- Challenge -
Set down each line of the data below exactly as it stands, dropping the pictures.

- Records provided -
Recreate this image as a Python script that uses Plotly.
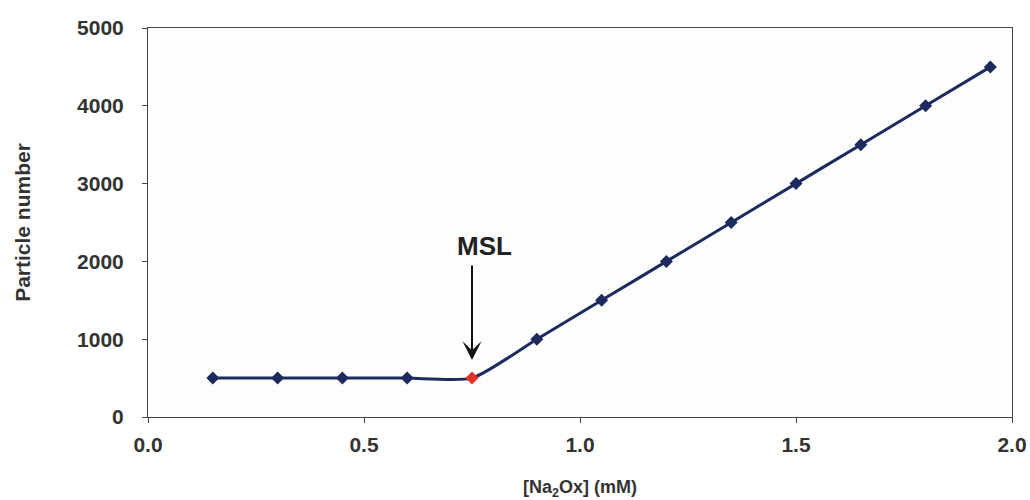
import plotly.graph_objects as go

conc = [0.15, 0.3, 0.45, 0.6, 0.75, 0.9, 1.05, 1.2, 1.35, 1.5, 1.65, 1.8, 1.95]
particles = [500, 500, 500, 500, 500, 1000, 1500, 2000, 2500, 3000, 3500, 4000, 4500]
msl_index = 4
msl_label_y = 2200
x_ticks = [0.0, 0.5, 1.0, 1.5, 2.0]
x_tick_labels = ["0.0", "0.5", "1.0", "1.5", "2.0"]
y_ticks = [0, 1000, 2000, 3000, 4000, 5000]

navy = "#1c2a5e"
colors = [navy] * len(conc)
colors[msl_index] = "#e8312a"
FONT = "Liberation Sans, Arial"

fig = go.Figure()
fig.add_trace(go.Scatter(
    x=conc, y=particles, mode="lines+markers",
    line=dict(color=navy, width=3, shape="spline", smoothing=0.6),
    marker=dict(symbol="diamond", size=10, color=colors, line=dict(width=0)),
    showlegend=False,
))

# arrow only
fig.add_annotation(
    x=conc[msl_index], y=particles[msl_index], text="",
    showarrow=True, arrowhead=3, arrowsize=1.6, arrowwidth=2, arrowcolor="#111",
    ax=0, ay=-114, standoff=18,
)
# label
fig.add_annotation(
    x=conc[msl_index], y=msl_label_y, text="<b>MSL</b>", showarrow=False,
    xshift=12, font=dict(family=FONT, size=26, color="#222"),
)

axis_font = dict(family=FONT, size=21, color="#333")
fig.update_layout(
    width=1030, height=500,
    margin=dict(l=148, r=18, t=28, b=83),
    paper_bgcolor="white", plot_bgcolor="#fdfdfd",
    font=dict(family=FONT, color="#333"),
    xaxis=dict(
        range=[0, 2], tickvals=x_ticks, ticktext=["<b>%s</b>" % t for t in x_tick_labels],
        ticks="outside", ticklen=5, tickcolor="#444", tickfont=axis_font, ticklabelstandoff=4,
        showgrid=False, zeroline=False, showline=True, linecolor="#444", linewidth=1, mirror=True,
        automargin=False,
        title=dict(text="<b>[Na<sub>2</sub>Ox] (mM)</b>", font=dict(family=FONT, size=18, color="#333"), standoff=26),
    ),
    yaxis=dict(
        range=[0, 5000], tickvals=y_ticks, ticktext=["<b>%d</b>" % t for t in y_ticks],
        ticks="outside", ticklen=5, tickcolor="#444", tickfont=axis_font, ticklabelstandoff=14,
        showgrid=False, zeroline=False, showline=True, linecolor="#444", linewidth=1, mirror=True,
        automargin=False,
        title=dict(text="<b>Particle number</b>", font=dict(family=FONT, size=21, color="#333"), standoff=40),
    ),
)

fig.write_html("out.html")
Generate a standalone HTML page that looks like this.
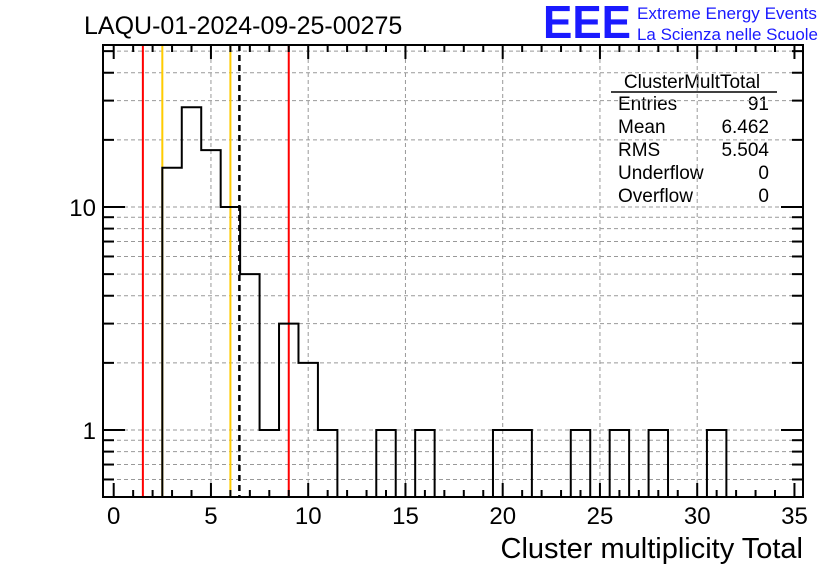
<!DOCTYPE html>
<html><head><meta charset="utf-8"><style>
body{margin:0;background:#fff;}
svg{display:block;font-family:"Liberation Sans",sans-serif;}
</style></head><body>
<svg id="c" width="836" height="572">
<text x="84" y="34" font-size="25">LAQU-01-2024-09-25-00275</text>
<text x="543" y="38" font-size="46" fill="#1a1aff" font-weight="bold" textLength="88" lengthAdjust="spacingAndGlyphs">EEE</text>
<text x="637" y="19" font-size="17" fill="#1a1aff" textLength="180" lengthAdjust="spacingAndGlyphs">Extreme Energy Events</text>
<text x="637" y="40" font-size="17" fill="#1a1aff" textLength="181" lengthAdjust="spacingAndGlyphs">La Scienza nelle Scuole</text>
<text x="803" y="558" font-size="29" text-anchor="end">Cluster multiplicity Total</text>
<g id="stats" font-size="19">
<text x="692" y="88" text-anchor="middle">ClusterMultTotal</text>
<line x1="611" y1="92" x2="777" y2="92" stroke="#000" stroke-width="1.5"/>
<text x="618" y="110">Entries</text><text x="769" y="110" text-anchor="end">91</text>
<text x="618" y="133">Mean</text><text x="769" y="133" text-anchor="end">6.462</text>
<text x="618" y="156">RMS</text><text x="769" y="156" text-anchor="end">5.504</text>
<text x="618" y="179">Underflow</text><text x="769" y="179" text-anchor="end">0</text>
<text x="618" y="202">Overflow</text><text x="769" y="202" text-anchor="end">0</text>
</g>
</svg>
<script>
const binLow=[2.5,3.5,4.5,5.5,6.5,7.5,8.5,9.5,10.5,11.5,12.5,13.5,14.5,15.5,16.5,17.5,18.5,19.5,20.5,21.5,22.5,23.5,24.5,25.5,26.5,27.5,28.5,29.5,30.5,31.5];
const counts=[15,28,18,10,5,1,3,2,1,0,0,1,0,1,0,0,0,1,1,0,0,1,0,1,0,1,0,0,1,0];
const xTicks=[0,5,10,15,20,25,30,35];
const yTickLabels=[1,10];
const redLines=[1.5,9];
const yellowLines=[2.5,6];
const meanValue=[6.462];
const L=103,R=803,T=45,B=497;
const X0=113.7,XS=19.45;
const xs=v=>X0+v*XS;
const ys=v=>430-Math.log10(v)*223;
const svg=document.getElementById('c');
const NS='http://www.w3.org/2000/svg';
function mk(tag,attrs,p){const e=document.createElementNS(NS,tag);for(const k in attrs)e.setAttribute(k,attrs[k]);(p||svg).appendChild(e);return e;}
const g=mk('g',{});


const yMin=Math.pow(10,(430-B)/223), yMax=Math.pow(10,(430-T)/223);
const minors=[];
for(let d=0.1;d<=100;d*=10)for(let m=1;m<10;m++){const v=+(m*d).toFixed(3);if(v>yMin&&v<yMax)minors.push(v);}
minors.forEach(v=>mk('line',{x1:L,x2:R,y1:ys(v),y2:ys(v),stroke:'#999','stroke-dasharray':'4,3'},g));
xTicks.forEach(v=>{if(v>0&&v<35)mk('line',{x1:xs(v),x2:xs(v),y1:T,y2:B,stroke:'#999','stroke-dasharray':'4,3'},g);});
redLines.forEach(v=>{const l=mk('line',{x1:xs(v),x2:xs(v),y1:T,y2:B,stroke:'#f00','stroke-width':2});

});
yellowLines.forEach(v=>{const l=mk('line',{x1:xs(v),x2:xs(v),y1:T,y2:B,stroke:'#fc0','stroke-width':2});

});
meanValue.forEach(v=>{const l=mk('line',{x1:xs(v),x2:xs(v),y1:T,y2:B,stroke:'#000','stroke-width':2.5,'stroke-dasharray':'6,4'});

});
let d='M'+xs(binLow[0])+','+B;
binLow.forEach((lo,i)=>{const y=counts[i]>0?ys(counts[i]):B;d+=' L'+xs(lo)+','+y+' L'+xs(lo+1)+','+y;});
d+=' L'+xs(binLow[binLow.length-1]+1)+','+B;
const h=mk('path',{d:d,fill:'none',stroke:'#000','stroke-width':2});


const f=mk('rect',{x:L,y:T,width:R-L,height:B-T,fill:'none',stroke:'#000','stroke-width':2});


const ax=mk('g',{stroke:'#000','stroke-width':2});


for(let v=0;v<=35;v++){const len=v%5===0?14:7;
mk('line',{x1:xs(v),x2:xs(v),y1:B,y2:B-len},ax);mk('line',{x1:xs(v),x2:xs(v),y1:T,y2:T+len},ax);}
minors.forEach(v=>{const len=(v===1||v===10)?22:11;
mk('line',{x1:L,x2:L+len,y1:ys(v),y2:ys(v)},ax);mk('line',{x1:R,x2:R-len,y1:ys(v),y2:ys(v)},ax);});
xTicks.forEach(v=>{const t=mk('text',{x:xs(v),y:524,'font-size':24,'text-anchor':'middle'});t.textContent=v;

});
yTickLabels.forEach(v=>{const t=mk('text',{x:96,y:ys(v)+9,'font-size':24,'text-anchor':'end'});t.textContent=v;

});
</script>
</body></html>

- Result -
Recreate this image as a Python script that uses Plotly.
import plotly.graph_objects as go

conc = [0.15, 0.3, 0.45, 0.6, 0.75, 0.9, 1.05, 1.2, 1.35, 1.5, 1.65, 1.8, 1.95]
particles = [500, 500, 500, 500, 500, 1000, 1500, 2000, 2500, 3000, 3500, 4000, 4500]
msl_index = 4
msl_label_y = 2200
x_ticks = [0.0, 0.5, 1.0, 1.5, 2.0]
x_tick_labels = ["0.0", "0.5", "1.0", "1.5", "2.0"]
y_ticks = [0, 1000, 2000, 3000, 4000, 5000]

navy = "#1c2a5e"
colors = [navy] * len(conc)
colors[msl_index] = "#e8312a"
FONT = "Liberation Sans, Arial"

fig = go.Figure()
fig.add_trace(go.Scatter(
    x=conc, y=particles, mode="lines+markers",
    line=dict(color=navy, width=3, shape="spline", smoothing=0.6),
    marker=dict(symbol="diamond", size=10, color=colors, line=dict(width=0)),
    showlegend=False,
))

# arrow only
fig.add_annotation(
    x=conc[msl_index], y=particles[msl_index], text="",
    showarrow=True, arrowhead=3, arrowsize=1.6, arrowwidth=2, arrowcolor="#111",
    ax=0, ay=-114, standoff=18,
)
# label
fig.add_annotation(
    x=conc[msl_index], y=msl_label_y, text="<b>MSL</b>", showarrow=False,
    xshift=12, font=dict(family=FONT, size=26, color="#222"),
)

axis_font = dict(family=FONT, size=21, color="#333")
fig.update_layout(
    width=1030, height=500,
    margin=dict(l=148, r=18, t=28, b=83),
    paper_bgcolor="white", plot_bgcolor="#fdfdfd",
    font=dict(family=FONT, color="#333"),
    xaxis=dict(
        range=[0, 2], tickvals=x_ticks, ticktext=["<b>%s</b>" % t for t in x_tick_labels],
        ticks="outside", ticklen=5, tickcolor="#444", tickfont=axis_font, ticklabelstandoff=4,
        showgrid=False, zeroline=False, showline=True, linecolor="#444", linewidth=1, mirror=True,
        automargin=False,
        title=dict(text="<b>[Na<sub>2</sub>Ox] (mM)</b>", font=dict(family=FONT, size=18, color="#333"), standoff=26),
    ),
    yaxis=dict(
        range=[0, 5000], tickvals=y_ticks, ticktext=["<b>%d</b>" % t for t in y_ticks],
        ticks="outside", ticklen=5, tickcolor="#444", tickfont=axis_font, ticklabelstandoff=14,
        showgrid=False, zeroline=False, showline=True, linecolor="#444", linewidth=1, mirror=True,
        automargin=False,
        title=dict(text="<b>Particle number</b>", font=dict(family=FONT, size=21, color="#333"), standoff=40),
    ),
)

fig.write_html("out.html")
Generate a standalone HTML page that looks like this.
<!DOCTYPE html>
<html><head><meta charset="utf-8"><style>
body{margin:0;background:#fff;}
svg{display:block;font-family:"Liberation Sans",sans-serif;}
</style></head><body>
<svg id="c" width="836" height="572">
<text x="84" y="34" font-size="25">LAQU-01-2024-09-25-00275</text>
<text x="543" y="38" font-size="46" fill="#1a1aff" font-weight="bold" textLength="88" lengthAdjust="spacingAndGlyphs">EEE</text>
<text x="637" y="19" font-size="17" fill="#1a1aff" textLength="180" lengthAdjust="spacingAndGlyphs">Extreme Energy Events</text>
<text x="637" y="40" font-size="17" fill="#1a1aff" textLength="181" lengthAdjust="spacingAndGlyphs">La Scienza nelle Scuole</text>
<text x="803" y="558" font-size="29" text-anchor="end">Cluster multiplicity Total</text>
<g id="stats" font-size="19">
<text x="692" y="88" text-anchor="middle">ClusterMultTotal</text>
<line x1="611" y1="92" x2="777" y2="92" stroke="#000" stroke-width="1.5"/>
<text x="618" y="110">Entries</text><text x="769" y="110" text-anchor="end">91</text>
<text x="618" y="133">Mean</text><text x="769" y="133" text-anchor="end">6.462</text>
<text x="618" y="156">RMS</text><text x="769" y="156" text-anchor="end">5.504</text>
<text x="618" y="179">Underflow</text><text x="769" y="179" text-anchor="end">0</text>
<text x="618" y="202">Overflow</text><text x="769" y="202" text-anchor="end">0</text>
</g>
</svg>
<script>
const binLow=[2.5,3.5,4.5,5.5,6.5,7.5,8.5,9.5,10.5,11.5,12.5,13.5,14.5,15.5,16.5,17.5,18.5,19.5,20.5,21.5,22.5,23.5,24.5,25.5,26.5,27.5,28.5,29.5,30.5,31.5];
const counts=[15,28,18,10,5,1,3,2,1,0,0,1,0,1,0,0,0,1,1,0,0,1,0,1,0,1,0,0,1,0];
const xTicks=[0,5,10,15,20,25,30,35];
const yTickLabels=[1,10];
const redLines=[1.5,9];
const yellowLines=[2.5,6];
const meanValue=[6.462];
const L=103,R=803,T=45,B=497;
const X0=113.7,XS=19.45;
const xs=v=>X0+v*XS;
const ys=v=>430-Math.log10(v)*223;
const svg=document.getElementById('c');
const NS='http://www.w3.org/2000/svg';
function mk(tag,attrs,p){const e=document.createElementNS(NS,tag);for(const k in attrs)e.setAttribute(k,attrs[k]);(p||svg).appendChild(e);return e;}
const g=mk('g',{});


const yMin=Math.pow(10,(430-B)/223), yMax=Math.pow(10,(430-T)/223);
const minors=[];
for(let d=0.1;d<=100;d*=10)for(let m=1;m<10;m++){const v=+(m*d).toFixed(3);if(v>yMin&&v<yMax)minors.push(v);}
minors.forEach(v=>mk('line',{x1:L,x2:R,y1:ys(v),y2:ys(v),stroke:'#999','stroke-dasharray':'4,3'},g));
xTicks.forEach(v=>{if(v>0&&v<35)mk('line',{x1:xs(v),x2:xs(v),y1:T,y2:B,stroke:'#999','stroke-dasharray':'4,3'},g);});
redLines.forEach(v=>{const l=mk('line',{x1:xs(v),x2:xs(v),y1:T,y2:B,stroke:'#f00','stroke-width':2});

});
yellowLines.forEach(v=>{const l=mk('line',{x1:xs(v),x2:xs(v),y1:T,y2:B,stroke:'#fc0','stroke-width':2});

});
meanValue.forEach(v=>{const l=mk('line',{x1:xs(v),x2:xs(v),y1:T,y2:B,stroke:'#000','stroke-width':2.5,'stroke-dasharray':'6,4'});

});
let d='M'+xs(binLow[0])+','+B;
binLow.forEach((lo,i)=>{const y=counts[i]>0?ys(counts[i]):B;d+=' L'+xs(lo)+','+y+' L'+xs(lo+1)+','+y;});
d+=' L'+xs(binLow[binLow.length-1]+1)+','+B;
const h=mk('path',{d:d,fill:'none',stroke:'#000','stroke-width':2});


const f=mk('rect',{x:L,y:T,width:R-L,height:B-T,fill:'none',stroke:'#000','stroke-width':2});


const ax=mk('g',{stroke:'#000','stroke-width':2});


for(let v=0;v<=35;v++){const len=v%5===0?14:7;
mk('line',{x1:xs(v),x2:xs(v),y1:B,y2:B-len},ax);mk('line',{x1:xs(v),x2:xs(v),y1:T,y2:T+len},ax);}
minors.forEach(v=>{const len=(v===1||v===10)?22:11;
mk('line',{x1:L,x2:L+len,y1:ys(v),y2:ys(v)},ax);mk('line',{x1:R,x2:R-len,y1:ys(v),y2:ys(v)},ax);});
xTicks.forEach(v=>{const t=mk('text',{x:xs(v),y:524,'font-size':24,'text-anchor':'middle'});t.textContent=v;

});
yTickLabels.forEach(v=>{const t=mk('text',{x:96,y:ys(v)+9,'font-size':24,'text-anchor':'end'});t.textContent=v;

});
</script>
</body></html>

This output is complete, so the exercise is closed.